The local council operates seven leisure centres. Rivermead centre is home to the nationally successful Reading Rockets basketball team. The River Thames is the base for many rowing and canoeing clubs, and the Redgrave Pinsent rowing lake, a purpose-built marina at Caversham, will be the training base for Team GB rowing before the 2012 Olympics. In addition, Reading has flourishing clubs and facilities for cricket, hockey, athletics, swimming, golf and gymnastics. I am sure that the Minister will agree that that represents a wide range of facilities to satisfy the most demanding of sportsmen and women.

To soothe the senses, Reading offers many parks and playgrounds spread across the borough, as well as riverside walks and beautiful vistas across the Thames. Reading is also a shoppers’ paradise. The town is one of the top retail destinations in the UK, and the Oracle shopping centre on the banks of the River Kennet, with more than 120 retail units, is the region’s premier retail and leisure destination, offering restaurants and cinemas as well as shopping. Reading attracts shoppers from as far afield as Bracknell, Newbury, Royal Windsor and Henley. In addition to the Oracle shopping complex, we have the popular Broad street mall and a large range of major national and international brand stores, with Apple recently announced. Of course, in keeping with tradition, Reading also operates a farmers’ market and a street market.

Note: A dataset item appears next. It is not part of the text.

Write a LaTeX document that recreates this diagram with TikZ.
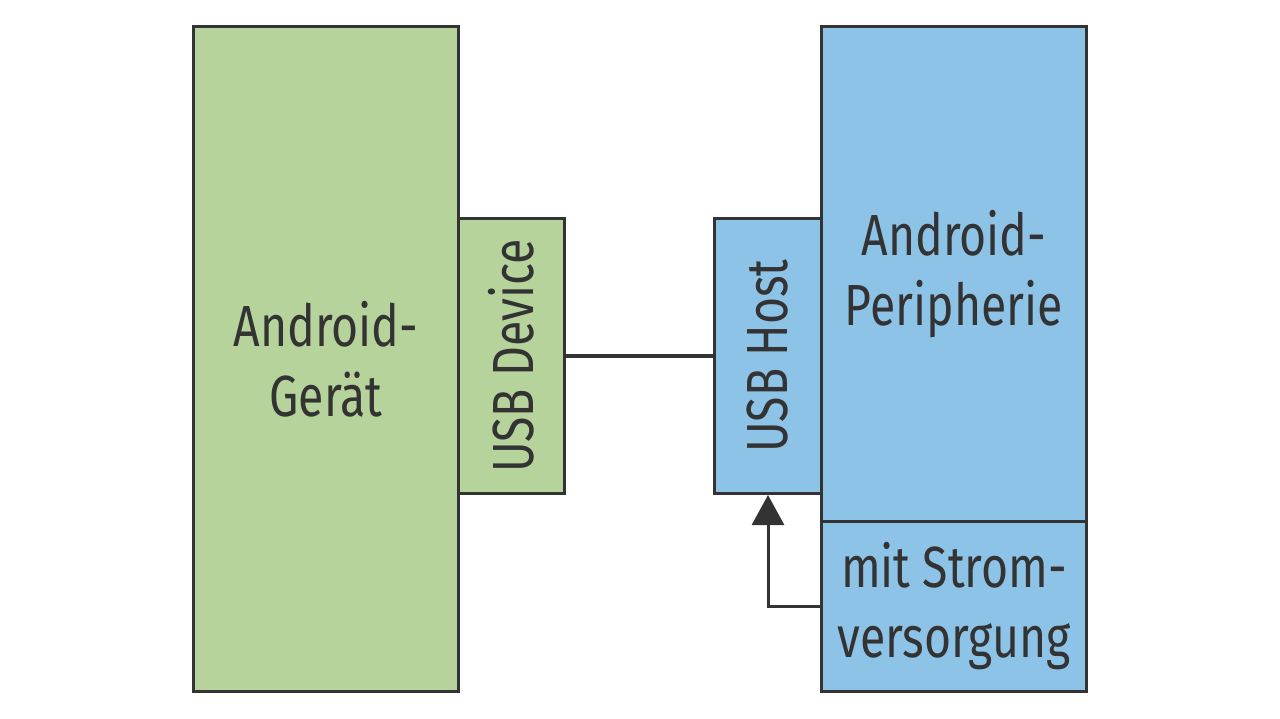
\documentclass[tikz,border=0pt]{standalone}
\usepackage{fontspec}
\setsansfont[FakeStretch=0.8]{Fira Sans}
\usepackage{xcolor}
\usetikzlibrary{positioning,arrows.meta}
\definecolor{geraetgreen}{HTML}{B5D39A}
\definecolor{periblue}{HTML}{8EC3E8}
\definecolor{linegray}{HTML}{333333}

\begin{document}
\begin{tikzpicture}[
					%Environment config
					x=1pt,y=-1pt,
					font=\sffamily\fontsize{58}{70}\selectfont,
					line width=3pt,
					%Environment styles
					BoxCfg/.style={
						draw=linegray,
						inner sep=0pt,
						anchor=north west,
						align=center,
						text=linegray
					},
					GreenBox/.style={BoxCfg,fill=geraetgreen},
					BlueBox/.style={BoxCfg,fill=periblue}
					]
					\useasboundingbox (0,0) rectangle (1280,719);
					\path
					(192,25) node[GreenBox,minimum width=265pt,minimum height=665pt](GERAET){Android-\\Ger\"at}
					(457,217) node[GreenBox,minimum width=106pt,minimum height=275pt](DEVICE){}
					(713,217) node[BlueBox,minimum width=107pt,minimum height=275pt](HOST){}
					(820,25) node[BlueBox,minimum width=265pt,minimum height=495pt](PERI){Android-\\Peripherie}
					(820,520) node[BlueBox,minimum width=265pt,minimum height=170pt](STROM){mit Strom-\\versorgung};
					\node[rotate=90,text=linegray] (DEVTXT) at (DEVICE.center) {USB Device};
					\node[rotate=90,text=linegray] (HOSTTXT) at (HOST.center) {USB Host};
					
					\draw[linegray]
					(DEVICE.east) -- (HOST.west);
					\draw[linegray,-{Triangle[length=30pt,width=32pt]}]
					(STROM.west) -| (HOST.south);
				\end{tikzpicture}
\end{document}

For the outside visitor, Reading offers a wide range of accommodation, ranging from chic boutique hotels such as the Forbury and Malmaison and luxury chains such as Hilton and Crown Plaza to high-standard independent guest houses. If the Minister has not yet made plans for his summer holidays, may I recommend a few days in Reading? As well as enjoying our sporting, retail and leisure facilities, he and his family will be able to check out our various museums and enjoy a play or concert at the famous Hexagon theatre. If he comes during the August bank holiday weekend, he will be able to visit the internationally renowned Reading festival, set on the banks of the Thames. I suspect that he is tempted by Reading’s offer. Perhaps he will tell me in his response whether he would like me to reserve some accommodation for him during August.

Mr John Redwood (Wokingham) (Con): I wish my hon. Friend every success. He is making an elegant case for city status for Reading, but will he reassure Wokingham that no extraterritorial demands will be made if Reading gains the honour of being a city?